Klar: Jemand fühle sich vielleicht gestärkt, wenn er durch die Heilige Pforte geschritten sei, räumt Eichhorn ein. Jemand anderes sage aber vielleicht, er könne durch irgendeine Türe gehen. Oder müsse durch gar keine.
«Man kann nicht einfach sagen: Jetzt gehe ich durch diese Pforte und alles ist wieder in Ordnung»: Harald Eichhorn, Propst des Stifts Beromünster. | Bild: Martin Dominik Zemp
Fürchte dich nicht!
Ob so oder so: Wichtig ist Eichhorn im Heiligen Jahr, «den Menschen vor Augen zu führen, dass sie erlöst sind und keine Angst haben sollen», wie er sagt. Und mit zwei Sätzen aus der Bibel erklärt, die er besonders mag: «Fürchte dich nicht!», sagt Jesus mehrmals zu Menschen, die ihm folgen, und «dein Glaube hat dir geholfen» zu einer kranken Frau, die er heilt. «Hoffen und Vertrauen haben, auch wenn die Zeiten schwierig sind. Das ist der Punkt.» Das gelte für alle, sagt Eichhorn. Ausgerufen habe das Heilige Jahr zwar die katholische Kirche. Eingeladen dazu seien aber alle Menschen, ungeachtet ihrer Kultur und Religion.

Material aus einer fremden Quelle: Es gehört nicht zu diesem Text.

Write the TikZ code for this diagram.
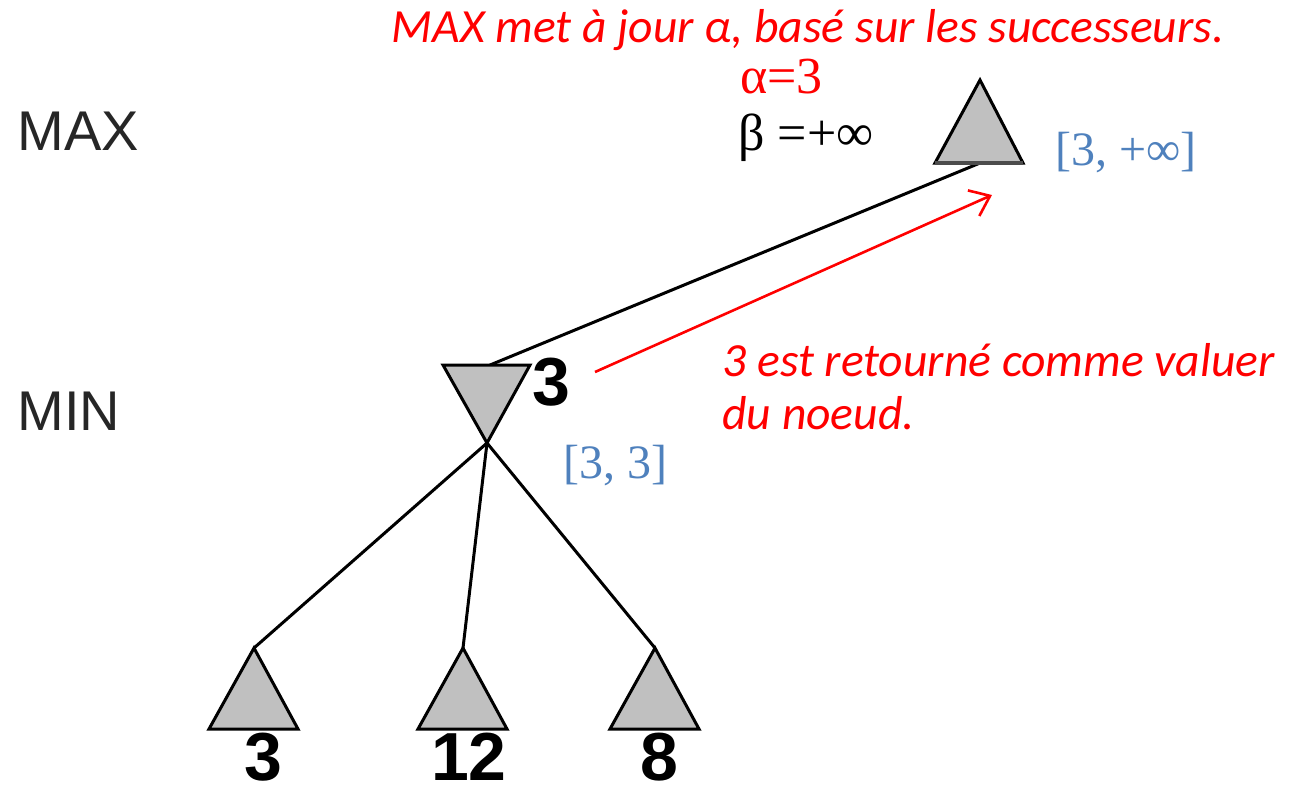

Für das Stift Beromünster sei es «eine Ehre und eine Chance», dass das Bistum seine Kirche für den Kanton Luzern als Pilgerkirche im Heiligen Jahr bezeichnet habe. Die Geschichte von «Möischter» reicht bald 1000 Jahre zurück, Harald Eichhorn erwartet, dass das Stift dieses Jahr als spirituelles Zentrum auf der Luzerner Landschaft noch mehr Besucherinnen und Besucher anziehen wird, als es das heute schon tut.
Viele junge Menschen
Die sieben Chorherren – Eichhorn ist mit seinen 65 Jahren der jüngste, der älteste ist 94 – feiern täglich Eucharistie, halten die Chorgebets- und Anbetungszeiten ein und stellen jeden Samstag einen «sehr intensiven Beichtstuhl-Betrieb» (Eichhorn) fest. Selbst die Werktagsmessen seien sehr gut besucht, sagt der Propst, auch weil es in den Pfarreien rundum kaum mehr solche gebe. Zur Beichte sodann kämen einerseits viele junge Menschen zwischen 20 und 25 Jahren sowie ältere ab 65 Jahren. Es ziehe viele Leute mit einem Bezug zu Religion und Glaube nach Beromünster, sagt Harald Eichhorn. «Aber auch solche, die auf der Suche sind. Und diese Gruppe wird immer grösser.»
Das Stift rechnet damit, dass das Heilige Jahr 2025 die Nachfrage nach Gottesdiensten und Beichtgelegenheiten noch verstärken wird. Denkbar seien auch Vorträge und Gesprächsangebote, sagt Propst Eichhorn.